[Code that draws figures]
──────
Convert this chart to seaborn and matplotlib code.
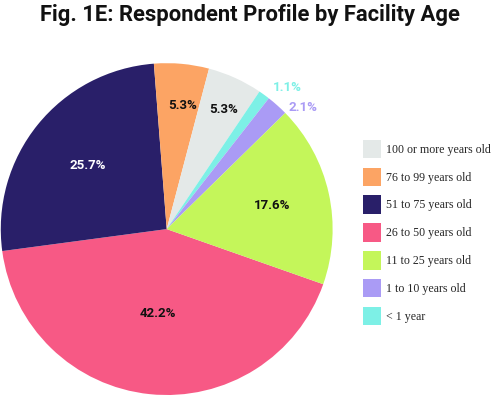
import matplotlib
matplotlib.use("Agg")
import matplotlib.pyplot as plt
from matplotlib.patches import Patch
import numpy as np
import seaborn as sns

sns.set_theme(style="white")

# slices in drawing order (clockwise from the pink / lime boundary)
ages = ["26 to 50 years old", "51 to 75 years old", "76 to 99 years old",
        "100 or more years old", "< 1 year", "1 to 10 years old",
        "11 to 25 years old"]
shares = [42.2, 25.7, 5.3, 5.3, 1.1, 2.1, 17.6]

# legend order as printed on the figure
legend_order = ["100 or more years old", "76 to 99 years old", "51 to 75 years old",
                "26 to 50 years old", "11 to 25 years old", "1 to 10 years old",
                "< 1 year"]

palette = {
    "100 or more years old": "#E4E9E8",
    "76 to 99 years old": "#FCA464",
    "51 to 75 years old": "#291F69",
    "26 to 50 years old": "#F75985",
    "11 to 25 years old": "#C4F65A",
    "1 to 10 years old": "#AA9BF5",
    "< 1 year": "#7DF0E6",
}
colors = [palette[a] for a in ages]

# label styling per slice (radius as fraction of r, angle nudge in degrees, text colour)
lab_r = [0.51, 0.61, 0.75, 0.80, 1.12, 1.10, 0.65]
lab_da = [0, 0, -2, -1, -4.4, -6.3, 0]
lab_col = ["#111111", "white", "#111111", "#111111", palette["< 1 year"],
           palette["1 to 10 years old"], "#111111"]

cond = ["Roboto", "DejaVu Sans"]

fig = plt.figure(figsize=(5, 3.96), dpi=100)
ax = fig.add_axes([0.0014, 0.0025, 0.664, 0.838])
wedges, _ = ax.pie(shares, colors=colors, startangle=-19.4, counterclock=False,
                   radius=1, wedgeprops=dict(linewidth=0))
ax.set_xlim(-1, 1)
ax.set_ylim(-1, 1)
ax.set_axis_off()

for w, v, r, da, c in zip(wedges, shares, lab_r, lab_da, lab_col):
    ang = np.deg2rad((w.theta1 + w.theta2) / 2 + da)
    ax.text(r * np.cos(ang), r * np.sin(ang), f"{v:.1f}%", ha="center", va="center",
            fontsize=9.5, fontweight="bold", color=c, family=cond, clip_on=False)

handles = [Patch(facecolor=palette[a], edgecolor="none") for a in legend_order]
fig.legend(handles, legend_order, loc="upper left", bbox_to_anchor=(0.726, 0.647),
           frameon=False, borderpad=0, borderaxespad=0, handlelength=1.5,
           handleheight=1.98, labelspacing=0.8, handletextpad=0.4,
           prop=dict(family="Liberation Serif", size=8.6))

fig.text(0.5, 0.962, "Fig. 1E: Respondent Profile by Facility Age", ha="center",
         va="center", fontsize=15.8, fontweight="bold", family=cond, color="#111111")

fig.savefig("out.png", dpi=100)
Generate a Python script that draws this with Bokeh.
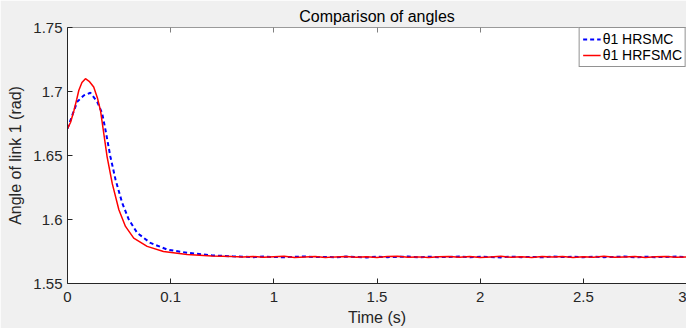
import numpy as np
from bokeh.plotting import figure
from bokeh.models import LinearAxis, FixedTicker, Legend, LegendItem, Range1d
from bokeh.embed import file_html
from bokeh.resources import INLINE

# Time axis positions (evenly spaced major ticks) and their printed labels
x_tick_pos = [0, 0.5, 1, 1.5, 2, 2.5, 3]
x_tick_labels = ["0", "0.1", "1", "1.5", "2", "2.5", "3"]
y_tick_pos = [1.55, 1.6, 1.65, 1.7, 1.75]
y_tick_labels = ["1.55", "1.6", "1.65", "1.7", "1.75"]

# theta1 under HRFSMC: transient part
t_hrfsmc = [0, 0.015, 0.031, 0.045, 0.055, 0.07, 0.087, 0.105, 0.127, 0.145,
            0.16, 0.176, 0.192, 0.217, 0.249, 0.281, 0.321, 0.386, 0.465,
            0.58, 0.7, 0.8]
th_hrfsmc = [1.671, 1.676, 1.685, 1.694, 1.701, 1.707, 1.710, 1.708, 1.7035,
             1.695, 1.685, 1.667, 1.649, 1.628, 1.6076, 1.5946, 1.5855,
             1.579, 1.575, 1.5726, 1.5715, 1.5710]

# theta1 under HRSMC: transient part
t_hrsmc = [0, 0.02, 0.047, 0.08, 0.111, 0.144, 0.168, 0.184, 0.208, 0.233,
           0.265, 0.297, 0.338, 0.402, 0.483, 0.58, 0.7, 0.8]
th_hrsmc = [1.671, 1.680, 1.692, 1.697, 1.699, 1.692, 1.683, 1.670, 1.649,
            1.631, 1.613, 1.600, 1.5895, 1.5817, 1.5765, 1.574, 1.572, 1.5712]

# steady-state samples (t = 0.85 ... 3.0 every 0.05)
t_tail = [round(0.85 + 0.05 * k, 2) for k in range(44)]
th_hrfsmc_tail = [1.5708, 1.5711, 1.5705, 1.5709, 1.5712, 1.5704, 1.5707,
                  1.5710, 1.5703, 1.5708, 1.5711, 1.5706, 1.5709, 1.5704,
                  1.5710, 1.5712, 1.5705, 1.5708, 1.5703, 1.5709, 1.5711,
                  1.5706, 1.5710, 1.5704, 1.5708, 1.5712, 1.5705, 1.5709,
                  1.5703, 1.5710, 1.5707, 1.5711, 1.5704, 1.5709, 1.5706,
                  1.5712, 1.5705, 1.5708, 1.5710, 1.5703, 1.5709, 1.5711,
                  1.5706, 1.5708]
th_hrsmc_tail = [1.5709, 1.5706, 1.5710, 1.5707, 1.5705, 1.5709, 1.5711,
                 1.5706, 1.5708, 1.5705, 1.5710, 1.5707, 1.5704, 1.5709,
                 1.5706, 1.5708, 1.5711, 1.5705, 1.5709, 1.5706, 1.5708,
                 1.5710, 1.5705, 1.5709, 1.5707, 1.5704, 1.5710, 1.5706,
                 1.5708, 1.5705, 1.5711, 1.5707, 1.5709, 1.5705, 1.5710,
                 1.5706, 1.5708, 1.5711, 1.5705, 1.5709, 1.5706, 1.5708,
                 1.5710, 1.5707]

FONT = "Liberation Sans"
TXT = "#262626"

p = figure(width=686, height=328, output_backend="svg", toolbar_location=None,
           x_range=Range1d(0, 3), y_range=Range1d(1.55, 1.75),
           min_border_left=67, min_border_right=0, min_border_top=27,
           min_border_bottom=44)
p.background_fill_color = "white"
p.border_fill_color = "#f0f0f0"
p.outline_line_color = None
p.grid.visible = False

p.title.text = "Comparison of angles"
p.title.align = "center"
p.title.text_font = FONT
p.title.text_font_size = "16px"
p.title.text_font_style = "normal"
p.title.text_color = "black"
p.title.standoff = 5
p.title.offset = 0

xa = p.xaxis[0]
xa.ticker = FixedTicker(ticks=x_tick_pos)
xa.major_label_overrides = dict(zip(x_tick_pos, x_tick_labels))
xa.axis_label = "Time (s)"
ya = p.yaxis[0]
ya.ticker = FixedTicker(ticks=y_tick_pos)
ya.major_label_overrides = dict(zip(y_tick_pos, y_tick_labels))
ya.axis_label = "Angle of link 1 (rad)"

for ax in (xa, ya):
    ax.minor_tick_line_color = None
    ax.major_tick_in = 5
    ax.major_tick_out = 0
    ax.axis_line_color = TXT
    ax.major_tick_line_color = TXT
    ax.major_label_text_font = FONT
    ax.major_label_text_font_size = "15px"
    ax.major_label_text_color = TXT
    ax.axis_label_text_font = FONT
    ax.axis_label_text_font_size = "16px"
    ax.axis_label_text_font_style = "normal"
    ax.axis_label_text_color = TXT
xa.major_label_standoff = 8
xa.axis_label_standoff = 4
ya.major_label_standoff = 5
ya.axis_label_standoff = 6

# box edge along the top with inward ticks, no labels
top = LinearAxis(ticker=FixedTicker(ticks=x_tick_pos), major_tick_in=5,
                 major_tick_out=0, minor_tick_line_color=None,
                 axis_line_color="#9a9a9a", major_tick_line_color="#808080",
                 major_label_text_font_size="1px", major_label_text_color=None,
                 major_label_standoff=0)
p.add_layout(top, "above")

r_hrsmc = p.line(t_hrsmc + t_tail, th_hrsmc + th_hrsmc_tail, line_color="#0000ff",
                 line_width=2, line_dash="4 3")
r_hrfsmc = p.line(t_hrfsmc + t_tail, th_hrfsmc + th_hrfsmc_tail,
                  line_color="#ff0000", line_width=1.5)

legend = Legend(items=[LegendItem(label="θ1 HRSMC", renderers=[r_hrsmc]),
                       LegendItem(label="θ1 HRFSMC", renderers=[r_hrfsmc])],
                location="top_right")
legend.margin = 0
legend.padding = 3
legend.spacing = 0
legend.label_text_font = FONT
legend.label_text_font_size = "14px"
legend.label_text_color = "black"
legend.label_height = 14
legend.glyph_height = 14
legend.glyph_width = 18
legend.label_standoff = 2
legend.border_line_color = TXT
legend.border_line_width = 1
legend.background_fill_alpha = 1
p.add_layout(legend)

open("out.html", "w").write(file_html(p, INLINE))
──────
### Directive
Set down, without pictures, the lines between the line holding "Generate a Python" and the line holding "1.574, 1.572, 1.5712]", both inclusive.

### Exercise result
Generate a Python script that draws this with Bokeh.
import numpy as np
from bokeh.plotting import figure
from bokeh.models import LinearAxis, FixedTicker, Legend, LegendItem, Range1d
from bokeh.embed import file_html
from bokeh.resources import INLINE

# Time axis positions (evenly spaced major ticks) and their printed labels
x_tick_pos = [0, 0.5, 1, 1.5, 2, 2.5, 3]
x_tick_labels = ["0", "0.1", "1", "1.5", "2", "2.5", "3"]
y_tick_pos = [1.55, 1.6, 1.65, 1.7, 1.75]
y_tick_labels = ["1.55", "1.6", "1.65", "1.7", "1.75"]

# theta1 under HRFSMC: transient part
t_hrfsmc = [0, 0.015, 0.031, 0.045, 0.055, 0.07, 0.087, 0.105, 0.127, 0.145,
            0.16, 0.176, 0.192, 0.217, 0.249, 0.281, 0.321, 0.386, 0.465,
            0.58, 0.7, 0.8]
th_hrfsmc = [1.671, 1.676, 1.685, 1.694, 1.701, 1.707, 1.710, 1.708, 1.7035,
             1.695, 1.685, 1.667, 1.649, 1.628, 1.6076, 1.5946, 1.5855,
             1.579, 1.575, 1.5726, 1.5715, 1.5710]

# theta1 under HRSMC: transient part
t_hrsmc = [0, 0.02, 0.047, 0.08, 0.111, 0.144, 0.168, 0.184, 0.208, 0.233,
           0.265, 0.297, 0.338, 0.402, 0.483, 0.58, 0.7, 0.8]
th_hrsmc = [1.671, 1.680, 1.692, 1.697, 1.699, 1.692, 1.683, 1.670, 1.649,
            1.631, 1.613, 1.600, 1.5895, 1.5817, 1.5765, 1.574, 1.572, 1.5712]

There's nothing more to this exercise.